• [What to work on]: Leaving out the pictures, retype the lines from the beginning of the listing through the line containing "import plotly.graph_objects as go".
--- START OF Given information ---
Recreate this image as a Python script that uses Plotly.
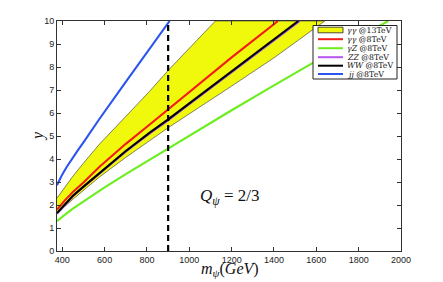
import plotly.graph_objects as go

# ---------------- data ----------------
band_upper_x = [375, 390, 410, 450, 500, 576, 700, 813, 900, 1000, 1123]
band_upper_y = [2.3, 2.5, 2.75, 3.25, 3.82, 4.65, 5.85, 6.95, 7.85, 8.8, 10.0]
band_lower_x = [375, 390, 410, 450, 500, 576, 700, 813, 900, 1000, 1200, 1400, 1640]
band_lower_y = [1.6, 1.74, 1.92, 2.25, 2.65, 3.22, 4.07, 4.8, 5.36, 5.97, 7.17, 8.4, 10.0]

aa8_x = [375, 390, 410, 450, 500, 576, 700, 813, 900, 1000, 1200, 1419]
aa8_y = [1.8, 1.97, 2.18, 2.57, 2.98, 3.66, 4.66, 5.5, 6.15, 6.9, 8.42, 10.0]

az8_x = [375, 390, 410, 450, 500, 600, 700, 800, 900, 1000, 1200, 1400, 1600, 1800, 1940]
az8_y = [1.3, 1.42, 1.56, 1.84, 2.16, 2.77, 3.34, 3.9, 4.45, 5.0, 6.12, 7.2, 8.27, 9.3, 10.0]

zz8_x = [375, 390, 410, 450, 500, 576, 700, 813, 900, 1000, 1200, 1400, 1522]
zz8_y = [1.63, 1.79, 1.99, 2.38, 2.78, 3.38, 4.32, 5.11, 5.68, 6.38, 7.77, 9.14, 10.0]

ww8_x = [375, 390, 410, 450, 500, 576, 700, 813, 900, 1000, 1200, 1400, 1515]
ww8_y = [1.65, 1.81, 2.01, 2.4, 2.8, 3.4, 4.35, 5.15, 5.72, 6.42, 7.82, 9.2, 10.0]

jj8_x = [375, 385, 400, 420, 445, 470, 500, 576, 700, 773, 850, 907]
jj8_y = [2.86, 3.06, 3.33, 3.64, 4.0, 4.33, 4.72, 5.75, 7.35, 8.27, 9.25, 10.0]

mass_cut = 900
x_ticks = [400, 600, 800, 1000, 1200, 1400, 1600, 1800, 2000]
y_ticks = list(range(0, 11))

legend_labels = [
    "<i>γγ</i> @13TeV",
    "<i>γγ</i> @8TeV",
    "<i>γZ</i> @8TeV",
    "<i>ZZ</i> @8TeV",
    "<i>WW</i> @8TeV",
    "<i>jj</i> @8TeV",
]

# ---------------- styles ----------------
YELLOW = "#f0f80c"
RED = "#f21c1c"
GREEN = "#6cee1e"
PURPLE = "#b455f0"
BLACK = "#000000"
BLUE = "#2a55ee"
SERIF = "Liberation Serif, DejaVu Serif, serif"
LEG_SERIF = "DejaVu Serif, Liberation Serif, serif"
SANS = "Liberation Sans, Arial, sans-serif"

W, H = 443, 282
L, R, T, B = 57, 401, 21, 251  # plot area in px

fig = go.Figure()

# yellow band polygon
poly_x = band_upper_x + band_lower_x[::-1]
poly_y = band_upper_y + band_lower_y[::-1]
fig.add_trace(go.Scatter(x=poly_x, y=poly_y, mode="lines", fill="toself",
                         fillcolor=YELLOW, line=dict(color="#333", width=0.6),
                         hoverinfo="skip", showlegend=False))

for xs, ys, col in [(az8_x, az8_y, GREEN), (jj8_x, jj8_y, BLUE),
                    (aa8_x, aa8_y, RED), (zz8_x, zz8_y, PURPLE),
                    (ww8_x, ww8_y, BLACK)]:
    fig.add_trace(go.Scatter(x=xs, y=ys, mode="lines",
                             line=dict(color=col, width=2.1),
                             showlegend=False))

# dashed vertical line
fig.add_trace(go.Scatter(x=[mass_cut, mass_cut], y=[0, 10], mode="lines",
                         line=dict(color=BLACK, width=2.2, dash="6px,4px"),
                         showlegend=False))

# ---------------- manual legend ----------------
def px_x(p):
    return (p - L) / (R - L)

def px_y(p):
    return (B - p) / (B - T)

shapes = []
annotations = []
shapes.append(dict(type="rect", xref="paper", yref="paper",
                   x0=px_x(313), x1=px_x(397), y0=px_y(79), y1=px_y(25.5),
                   fillcolor="white", line=dict(color="#222", width=1), layer="above"))
row_y = [30, 39.2, 48.2, 57.2, 65.7, 74]
line_cols = [None, RED, GREEN, PURPLE, BLACK, BLUE]
for i, (yy, lab) in enumerate(zip(row_y, legend_labels)):
    if i == 0:
        shapes.append(dict(type="rect", xref="paper", yref="paper",
                           x0=px_x(318), x1=px_x(343), y0=px_y(yy + 2.8), y1=px_y(yy - 2.8),
                           fillcolor=YELLOW, line=dict(color="#222", width=0.8), layer="above"))
    else:
        shapes.append(dict(type="line", xref="paper", yref="paper",
                           x0=px_x(318), x1=px_x(343), y0=px_y(yy), y1=px_y(yy),
                           line=dict(color=line_cols[i], width=2), layer="above"))
    annotations.append(dict(xref="paper", yref="paper", x=px_x(345), y=px_y(yy),
                            xanchor="left", yanchor="middle", text=lab, showarrow=False,
                            font=dict(family=LEG_SERIF, size=7.8, color="#111")))

annotations.append(dict(x=1191, y=2.33, xref="x", yref="y", showarrow=False,
                        text="<i>Q</i><sub><i>ψ</i></sub> = 2/3",
                        font=dict(family=SERIF, size=17, color="#111")))

# axis titles as annotations for exact placement
annotations.append(dict(xref="paper", yref="paper", x=px_x(230), y=px_y(269),
                        xanchor="center", yanchor="middle", showarrow=False,
                        text="<i>m</i><sub><i>ψ</i></sub>(<i>GeV</i>)",
                        font=dict(family=SERIF, size=16, color="#111")))
annotations.append(dict(xref="paper", yref="paper", x=px_x(38), y=px_y(136),
                        xanchor="center", yanchor="middle", showarrow=False,
                        text="<i>y</i>", textangle=-90,
                        font=dict(family=SERIF, size=16, color="#111")))

fig.update_layout(
    width=W, height=H,
    margin=dict(l=L, r=W - R, t=T, b=H - B, pad=0),
    paper_bgcolor="white", plot_bgcolor="white",
    shapes=shapes, annotations=annotations,
    showlegend=False,
    xaxis=dict(range=[375, 2000], tickvals=x_ticks, ticks="inside", ticklen=4,
               tickcolor="#333", showline=True, linecolor="#333", linewidth=1,
               mirror="allticks", showgrid=False, zeroline=False,
               tickfont=dict(family=SANS, size=9, color="#222")),
    yaxis=dict(range=[0, 10], tickvals=y_ticks, ticks="inside", ticklen=4,
               tickcolor="#333", showline=True, linecolor="#333", linewidth=1,
               mirror="allticks", showgrid=False, zeroline=False,
               tickfont=dict(family=SANS, size=9, color="#222")),
)

fig.write_html("out.html", config={"displayModeBar": False},
               post_script="document.body.style.margin='0px';document.body.style.padding='0px';")
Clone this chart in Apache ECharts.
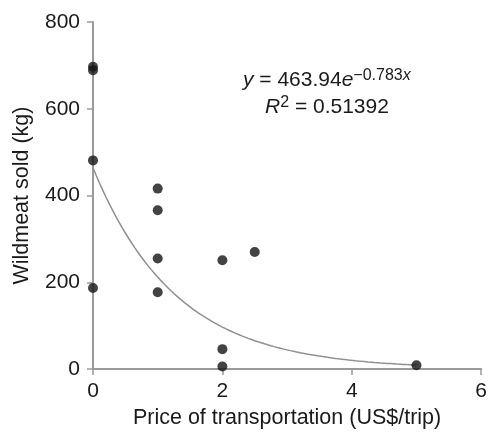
<!DOCTYPE html>
<html>
<head>
<meta charset="utf-8">
<script src="https://cdn.jsdelivr.net/npm/echarts@6/dist/echarts.min.js"></script>
<style>
html,body{margin:0;padding:0;background:#fff;}
#chart{width:490px;height:434px;}
</style>
</head>
<body>
<div id="chart"></div>
<script>
// Observed data: price of transportation (US$/trip) vs wildmeat sold (kg)
const priceX = [0, 0, 0, 0, 1, 1, 1, 1, 2, 2, 2, 2.5, 5];
const wildmeatY = [697, 689, 481, 187, 416, 366, 255, 177, 251, 46, 6, 270, 9];

// Fitted exponential trend shown on the chart: y = a * e^(b x)
const fitA = 463.94;
const fitB = -0.783;
const fitR2 = '0.51392';
const fitXStart = 0;
const fitXEnd = 5;

// Axis ticks
const xTicks = [0, 2, 4, 6];
const yTicks = [0, 200, 400, 600, 800];

const xAxisName = 'Price of transportation (US$/trip)';
const yAxisName = 'Wildmeat sold (kg)';

const points = priceX.map((x, i) => [x, wildmeatY[i]]);
const trend = [];
for (let k = 0; k <= 100; k++) {
  const x = fitXStart + (fitXEnd - fitXStart) * k / 100;
  trend.push([x, fitA * Math.exp(fitB * x)]);
}

const FONT = '"Liberation Sans", Arial, Helvetica, sans-serif';
const axisGray = '#9a9a9a';

const chart = echarts.init(document.getElementById('chart'), null, {renderer: 'canvas'});
chart.setOption({
  animation: false,
  backgroundColor: '#ffffff',
  grid: {left: 93, right: 7, top: 22, bottom: 62, containLabel: false},
  xAxis: {
    type: 'value',
    min: xTicks[0], max: xTicks[xTicks.length - 1], interval: xTicks[1] - xTicks[0],
    name: xAxisName, nameLocation: 'middle', nameGap: 37,
    nameTextStyle: {fontFamily: FONT, fontSize: 21.5, color: '#1a1a1a'},
    axisLine: {onZero: false, lineStyle: {color: axisGray, width: 2}},
    axisTick: {show: true, inside: false, length: 6, lineStyle: {color: axisGray, width: 1.5}},
    axisLabel: {fontFamily: FONT, fontSize: 21, color: '#1a1a1a', margin: 12},
    splitLine: {show: false}
  },
  yAxis: {
    type: 'value',
    min: yTicks[0], max: yTicks[yTicks.length - 1], interval: yTicks[1] - yTicks[0],
    name: yAxisName, nameLocation: 'middle', nameGap: 60, nameRotate: 90,
    nameTextStyle: {fontFamily: FONT, fontSize: 21.5, color: '#1a1a1a'},
    axisLine: {show: true, onZero: false, lineStyle: {color: axisGray, width: 2}},
    axisTick: {show: true, inside: false, length: 6, lineStyle: {color: axisGray, width: 1.5}},
    axisLabel: {fontFamily: FONT, fontSize: 21, color: '#1a1a1a', margin: 13},
    splitLine: {show: false}
  },
  series: [
    {
      type: 'line',
      data: trend,
      showSymbol: false,
      smooth: false,
      lineStyle: {color: '#8f8f8f', width: 1.5},
      silent: true,
      z: 2
    },
    {
      type: 'scatter',
      data: points,
      symbol: 'circle',
      symbolSize: 10,
      itemStyle: {color: '#141414'},
      z: 3
    }
  ],
  graphic: [
    {
      type: 'text',
      left: 243, top: 68,
      style: {
        text: '{i|y} = 463.94{i|e}{sup|\u22120.783}{supi|x}',
        fontFamily: FONT, fontSize: 21, fill: '#1a1a1a',
        rich: {
          i: {fontStyle: 'italic', fontSize: 21, fontFamily: FONT},
          sup: {fontSize: 16, verticalAlign: 'top', padding: [0,0,9,0], fontFamily: FONT},
          supi: {fontSize: 16, fontStyle: 'italic', verticalAlign: 'top', padding: [0,0,9,0], fontFamily: FONT}
        }
      }
    },
    {
      type: 'text',
      left: 265, top: 95,
      style: {
        text: '{i|R}{sup|2} = ' + fitR2,
        fontFamily: FONT, fontSize: 21, fill: '#1a1a1a',
        rich: {
          i: {fontStyle: 'italic', fontSize: 21, fontFamily: FONT},
          sup: {fontSize: 16, verticalAlign: 'top', padding: [0,0,9,0], fontFamily: FONT}
        }
      }
    }
  ]
});
</script>
</body>
</html>
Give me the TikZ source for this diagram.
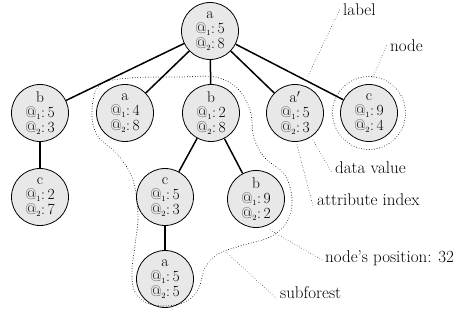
--- END OF Given information ---
• [Result of the task]:
Recreate this image as a Python script that uses Plotly.
import plotly.graph_objects as go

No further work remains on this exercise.